そうした長期ビジョンの下で、Vingroupは2025年以降、以下の3つの軸を中心に、新たな成長局面に踏み出そうとしています。
不動産・観光事業の本格回復と利益基盤の強化

2024年における売上高のうち大部分を占めるのが、VinhomesとVinpearlを中心とした不動産・サービスセグメントです。
特に、Vinhomesは新規都市開発プロジェクト「Vinhomes Green Paradise」の着工を皮切りに、2025年にはさらなる引渡しラッシュが見込まれています。
- 2025年はVinhomes単体で10万戸以上の引渡しが期待されており、収益認識に直結
- VinpearlもMICE需要の回復・拡大により、観光業の高収益化を推進。2025年5月の上場が予定されており、財務の透明性と市場評価が高まる見通しです。

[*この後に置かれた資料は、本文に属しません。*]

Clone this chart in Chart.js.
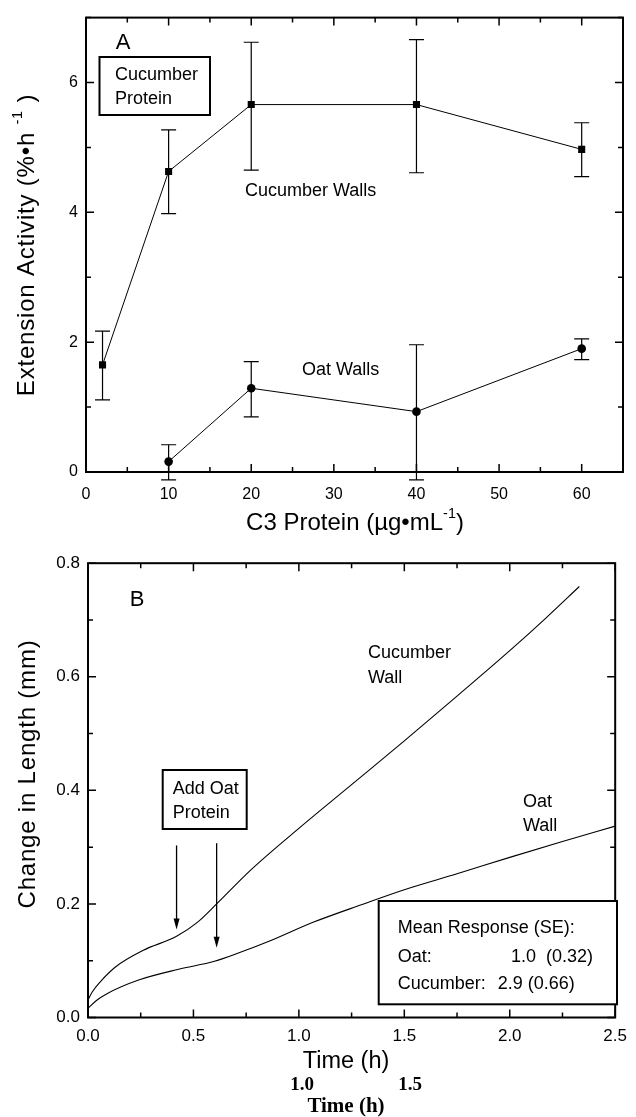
<!DOCTYPE html>
<html>
<head>
<meta charset="utf-8">
<script src="https://cdn.jsdelivr.net/npm/chart.js@4.4.1/dist/chart.umd.min.js"></script>
<style>
  body { margin: 0; background: #fff; width: 636px; height: 1117px; overflow: hidden; position: relative; }
  canvas { position: absolute; left: 0; }
  #chartA { top: 0; }
  #chartB { top: 545px; }
</style>
</head>
<body>
<canvas id="chartA" width="636" height="545"></canvas>
<canvas id="chartB" width="636" height="572"></canvas>
<script>
// Panel A - extension activity vs C3 protein
const cucProtein = [2, 10, 20, 40, 60];
const cucMean = [1.65, 4.63, 5.66, 5.66, 4.97];
const cucLo = [1.11, 3.98, 4.65, 4.61, 4.55];
const cucHi = [2.17, 5.27, 6.62, 6.66, 5.38];

const oatProtein = [10, 20, 40, 60];
const oatMean = [0.16, 1.29, 0.93, 1.90];
const oatLo = [-0.12, 0.85, -0.12, 1.73];
const oatHi = [0.42, 1.70, 1.96, 2.05];

const xTicksA = [0, 10, 20, 30, 40, 50, 60];
const yTicksA = [0, 2, 4, 6];

// Panel B - change in length over time
const cucTime = [0, 0.02, 0.056, 0.13, 0.26, 0.42, 0.52, 0.61, 0.77, 1.0, 1.25, 1.5, 1.75, 2.0, 2.17, 2.33];
const cucLength = [0.031, 0.045, 0.062, 0.089, 0.118, 0.143, 0.168, 0.2, 0.259, 0.333, 0.41, 0.487, 0.566, 0.646, 0.703, 0.759];

const oatTime = [0, 0.04, 0.09, 0.24, 0.43, 0.6, 0.71, 0.87, 1.07, 1.3, 1.5, 1.75, 2.0, 2.25, 2.5];
const oatLength = [0.016, 0.03, 0.042, 0.066, 0.085, 0.099, 0.113, 0.136, 0.168, 0.199, 0.225, 0.253, 0.282, 0.31, 0.337];

const xTicksB = ['0.0', '0.5', '1.0', '1.5', '2.0', '2.5'];
const yTicksB = ['0.0', '0.2', '0.4', '0.6', '0.8'];

const SANS = '"Liberation Sans", Arial, Helvetica, sans-serif';
const SERIF = '"Liberation Serif", "Times New Roman", serif';

// error bars, drawn through the chart scales
const errorBars = {
    id: 'errorBars',
    beforeDatasetsDraw(chart) {
        const { ctx, scales: { x, y } } = chart;
        ctx.save();
        ctx.strokeStyle = '#000';
        ctx.lineWidth = 1.2;
        chart.data.datasets.forEach(ds => {
            if (!ds.lo) return;
            ds.data.forEach((p, i) => {
                const px = x.getPixelForValue(p.x);
                const lo = y.getPixelForValue(ds.lo[i]);
                const hi = y.getPixelForValue(ds.hi[i]);
                ctx.beginPath();
                ctx.moveTo(px, lo); ctx.lineTo(px, hi);
                ctx.moveTo(px - 7.5, lo); ctx.lineTo(px + 7.5, lo);
                ctx.moveTo(px - 7.5, hi); ctx.lineTo(px + 7.5, hi);
                ctx.stroke();
            });
        });
        ctx.restore();
    }
};

// box frame with inward ticks on all four sides
const frameTicks = {
    id: 'frameTicks',
    afterDraw(chart) {
        const { ctx, chartArea: a, scales: { x, y } } = chart;
        ctx.save();
        ctx.strokeStyle = '#000';
        ctx.lineWidth = 2;
        ctx.strokeRect(a.left, a.top, a.right - a.left, a.bottom - a.top);
        ctx.lineWidth = 1.5;
        ctx.beginPath();
        x.ticks.forEach(t => {
            const px = x.getPixelForValue(t.value);
            const len = t.label !== '' ? 8 : 5;
            ctx.moveTo(px, a.bottom); ctx.lineTo(px, a.bottom - len);
            ctx.moveTo(px, a.top); ctx.lineTo(px, a.top + len);
        });
        y.ticks.forEach(t => {
            const py = y.getPixelForValue(t.value);
            const len = t.label !== '' ? 8 : 5;
            ctx.moveTo(a.left, py); ctx.lineTo(a.left + len, py);
            ctx.moveTo(a.right, py); ctx.lineTo(a.right - len, py);
        });
        ctx.stroke();
        ctx.restore();
    }
};

// text with a superscript part, centred on (cx, cy)
function drawTitle(ctx, parts, cx, cy, rot, size, spacing) {
    ctx.save();
    ctx.translate(cx, cy);
    ctx.rotate(rot);
    ctx.textAlign = 'left';
    ctx.textBaseline = 'middle';
    ctx.fillStyle = '#000';
    ctx.letterSpacing = (spacing || 0) + 'px';
    let w = 0;
    parts.forEach(p => {
        ctx.font = (p.sup ? size * 0.6 : size) + 'px ' + SANS;
        w += ctx.measureText(p.t).width;
    });
    let px = -w / 2;
    parts.forEach(p => {
        ctx.font = (p.sup ? size * 0.6 : size) + 'px ' + SANS;
        ctx.fillText(p.t, px, p.sup ? -size * 0.38 : 0);
        px += ctx.measureText(p.t).width;
    });
    ctx.restore();
}

function text(ctx, s, x, y, font, align) {
    ctx.font = font;
    ctx.textAlign = align || 'left';
    ctx.textBaseline = 'middle';
    ctx.fillStyle = '#000';
    ctx.fillText(s, x, y);
}

function arrowDown(ctx, x, y0, y1) {
    ctx.beginPath();
    ctx.moveTo(x, y0); ctx.lineTo(x, y1 - 8);
    ctx.stroke();
    ctx.beginPath();
    ctx.moveTo(x - 3, y1 - 11); ctx.lineTo(x + 3, y1 - 11); ctx.lineTo(x, y1);
    ctx.closePath();
    ctx.fill();
}

const notesA = {
    id: 'notesA',
    afterDraw(chart) {
        const ctx = chart.ctx;
        ctx.save();
        text(ctx, 'A', 123, 43, '22px ' + SANS, 'center');
        ctx.strokeStyle = '#000';
        ctx.lineWidth = 2;
        ctx.strokeRect(99.5, 57, 110.5, 58);
        text(ctx, 'Cucumber', 115, 75, '18px ' + SANS);
        text(ctx, 'Protein', 115, 99, '18px ' + SANS);
        text(ctx, 'Cucumber Walls', 245, 191, '18px ' + SANS);
        text(ctx, 'Oat Walls', 302, 370, '18px ' + SANS);
        drawTitle(ctx, [{ t: 'Extension Activity (%•h ' }, { t: '-1', sup: true }, { t: ' )' }], 27, 245, -Math.PI / 2, 24, 0.8);
        drawTitle(ctx, [{ t: 'C3 Protein (µg•mL' }, { t: '-1', sup: true }, { t: ')' }], 355, 523, 0, 24);
        ctx.restore();
    }
};

const notesB = {
    id: 'notesB',
    afterDraw(chart) {
        const { ctx, scales: { x, y } } = chart;
        ctx.save();
        ctx.strokeStyle = '#000';
        ctx.fillStyle = '#000';
        text(ctx, 'B', 137, 55, '22px ' + SANS, 'center');
        ctx.lineWidth = 2;
        ctx.strokeRect(162.7, 225, 84, 59);
        text(ctx, 'Add Oat', 172.7, 244.5, '18px ' + SANS);
        text(ctx, 'Protein', 172.7, 268.5, '18px ' + SANS);
        ctx.lineWidth = 1.3;
        arrowDown(ctx, x.getPixelForValue(0.42), y.getPixelForValue(0.303), y.getPixelForValue(0.155));
        arrowDown(ctx, x.getPixelForValue(0.61), y.getPixelForValue(0.307), y.getPixelForValue(0.123));
        text(ctx, 'Cucumber', 368, 108, '18px ' + SANS);
        text(ctx, 'Wall', 368, 133, '18px ' + SANS);
        text(ctx, 'Oat', 523, 257, '18px ' + SANS);
        text(ctx, 'Wall', 523, 281, '18px ' + SANS);
        ctx.lineWidth = 2;
        ctx.fillStyle = '#fff';
        ctx.fillRect(378.7, 356, 238.3, 103.3);
        ctx.strokeRect(378.7, 356, 238.3, 103.3);
        text(ctx, 'Mean Response (SE):', 397.7, 383, '18px ' + SANS);
        text(ctx, 'Oat:', 397.7, 412, '18px ' + SANS);
        text(ctx, '1.0  (0.32)', 511, 412, '18px ' + SANS);
        text(ctx, 'Cucumber:', 397.7, 439, '18px ' + SANS);
        text(ctx, '2.9 (0.66)', 497.7, 439, '18px ' + SANS);
        drawTitle(ctx, [{ t: 'Change in Length (mm)' }], 28, 229, -Math.PI / 2, 24, 0.8);
        drawTitle(ctx, [{ t: 'Time (h)' }], 346, 517, 0, 23.5);
        text(ctx, '1.0', 302, 540, 'bold 19px ' + SERIF, 'center');
        text(ctx, '1.5', 410, 540, 'bold 19px ' + SERIF, 'center');
        text(ctx, 'Time (h)', 346, 562, 'bold 21px ' + SERIF, 'center');
        ctx.restore();
    }
};

const tickFontA = { family: SANS, size: 16 };
const tickFontB = { family: SANS, size: 17 };

new Chart(document.getElementById('chartA'), {
    type: 'line',
    data: {
        datasets: [
            {
                label: 'Cucumber Walls',
                data: cucProtein.map((v, i) => ({ x: v, y: cucMean[i] })),
                lo: cucLo, hi: cucHi,
                borderColor: '#000', borderWidth: 1,
                pointStyle: 'rect', pointRadius: 5,
                pointBackgroundColor: '#000', pointBorderColor: '#000', pointBorderWidth: 0
            },
            {
                label: 'Oat Walls',
                data: oatProtein.map((v, i) => ({ x: v, y: oatMean[i] })),
                lo: oatLo, hi: oatHi,
                borderColor: '#000', borderWidth: 1,
                pointStyle: 'circle', pointRadius: 4.3,
                pointBackgroundColor: '#000', pointBorderColor: '#000', pointBorderWidth: 0
            }
        ]
    },
    options: {
        responsive: false,
        animation: false,
        layout: { padding: { top: 14, right: 6, left: 0, bottom: 0 } },
        plugins: { legend: { display: false }, tooltip: { enabled: false } },
        scales: {
            x: {
                type: 'linear', min: 0, max: 65,
                grid: { display: false, drawTicks: false },
                border: { display: false },
                ticks: {
                    stepSize: 5, autoSkip: false, maxRotation: 0, padding: 13,
                    color: '#000', font: tickFontA,
                    callback: v => xTicksA.includes(v) ? String(v) : ''
                },
                afterFit: s => { s.height = 73; }
            },
            y: {
                min: 0, max: 7,
                grid: { display: false, drawTicks: false },
                border: { display: false },
                ticks: {
                    stepSize: 1, autoSkip: false, padding: 8,
                    color: '#000', font: tickFontA,
                    callback: v => yTicksA.includes(v) ? String(v) : ''
                },
                afterFit: s => { s.width = 86; }
            }
        }
    },
    plugins: [errorBars, frameTicks, notesA]
});

new Chart(document.getElementById('chartB'), {
    type: 'line',
    data: {
        datasets: [
            {
                label: 'Cucumber Wall',
                data: cucTime.map((t, i) => ({ x: t, y: cucLength[i] })),
                borderColor: '#000', borderWidth: 1.1, pointRadius: 0,
                cubicInterpolationMode: 'monotone'
            },
            {
                label: 'Oat Wall',
                data: oatTime.map((t, i) => ({ x: t, y: oatLength[i] })),
                borderColor: '#000', borderWidth: 1.1, pointRadius: 0,
                cubicInterpolationMode: 'monotone'
            }
        ]
    },
    options: {
        responsive: false,
        animation: false,
        layout: { padding: { top: 16.5, right: 13, left: 0, bottom: 0 } },
        plugins: { legend: { display: false }, tooltip: { enabled: false } },
        scales: {
            x: {
                type: 'linear', min: 0, max: 2.5,
                grid: { display: false, drawTicks: false },
                border: { display: false },
                ticks: {
                    stepSize: 0.25, autoSkip: false, maxRotation: 0, padding: 9,
                    color: '#000', font: tickFontB,
                    callback: v => Math.round(v * 100) % 50 === 0 && xTicksB.includes(v.toFixed(1)) ? v.toFixed(1) : ''
                },
                afterFit: s => { s.height = 99.5; }
            },
            y: {
                min: 0, max: 0.8,
                grid: { display: false, drawTicks: false },
                border: { display: false },
                ticks: {
                    stepSize: 0.1, autoSkip: false, padding: 8,
                    color: '#000', font: tickFontB,
                    callback: v => Math.round(v * 100) % 20 === 0 && yTicksB.includes(v.toFixed(1)) ? v.toFixed(1) : ''
                },
                afterFit: s => { s.width = 88; }
            }
        }
    },
    plugins: [frameTicks, notesB]
});
</script>
</body>
</html>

これらの動きが、グループ全体の利益の下支えとなることが確実視されています。
VinFastの黒字転換とグローバルEV市場への“挑戦継続”

VinFastは2024年に約88,000台を販売し、2025年には倍増となる20万台の販売を目指す計画です。
この水準に到達すれば、国内事業での損益分岐点(BEP)を突破することが可能とされています。
- 海外では、インド(6月末)、インドネシア(10月)に新工場が稼働予定
- アジア市場では販売拡大を、米国や欧州では「ブランド浸透」を重視した“二層戦略”を採用
- VinFastの収益化が実現すれば、グループ全体の成長にブーストをかける存在へ
ただし、2025年時点ではなお先行投資が継続する見通しで、フリーキャッシュフローの黒字化は2026年以降になるとの見方が有力です。
社会インフラ・エネルギー分野への本格進出
Vingroupは、2025年から2030年にかけて再生可能エネルギー・LNG発電・高速鉄道・港湾インフラなどへの参入を強める方針を打ち出しています。
- 2030年までに22.5GWの電源開発を目標とする大規模エネルギー投資計画
- ホーチミン~カンザー間の250km/h 高速鉄道(48.5km)や複数港湾の調査も進行中
- 2024年末の自己資本比率18.4%とやや低い財務体質を、成長型インフラで乗り越える構想
これらの事業は短期的な収益貢献よりも、「国家の基盤を民間で支える」中長期戦略といえ、将来の評価益やブランド価値への波及効果が期待されます。
【過去記事はこちら!】
まとめ・株価予想(独断)
Vingroupは、不動産、観光、教育、医療、そして電気自動車や再生可能エネルギーといった先端領域まで手がける、まさに“ベトナムの未来像を先取りする企業”です。
短期的な収益よりも、「社会全体にとって必要かどうか」を優先するその姿勢には、経済的合理性を超えた“国づくり”への意志が感じられます。
2025年は、Vingroupにとって第二の成長フェーズの始まりです。VinFastの黒字転換、Vinpearlの上場、不動産開発の加速、そしてエネルギー・インフラ事業への本格参入──。それぞれが単独で成長するのではなく、全体として“生活そのものをつくるエコシステム”として進化しています。
もちろん、負債依存の高さや先行投資の規模といったリスクも抱えています。
それでもなお、Vingroupはベトナムらしい挑戦と成長を体現する、稀有な企業です。
その戦略は国家の未来と重なり合い、企業の枠を超えたスケールを感じさせます。すぐに結果が出る投資ではないかもしれませんが、「この企業の未来を信じて応援したい」と思わせる力があります。
PERの過去5年平均は17.5で、予想EPSから見た適正株価は60,527VNDになります。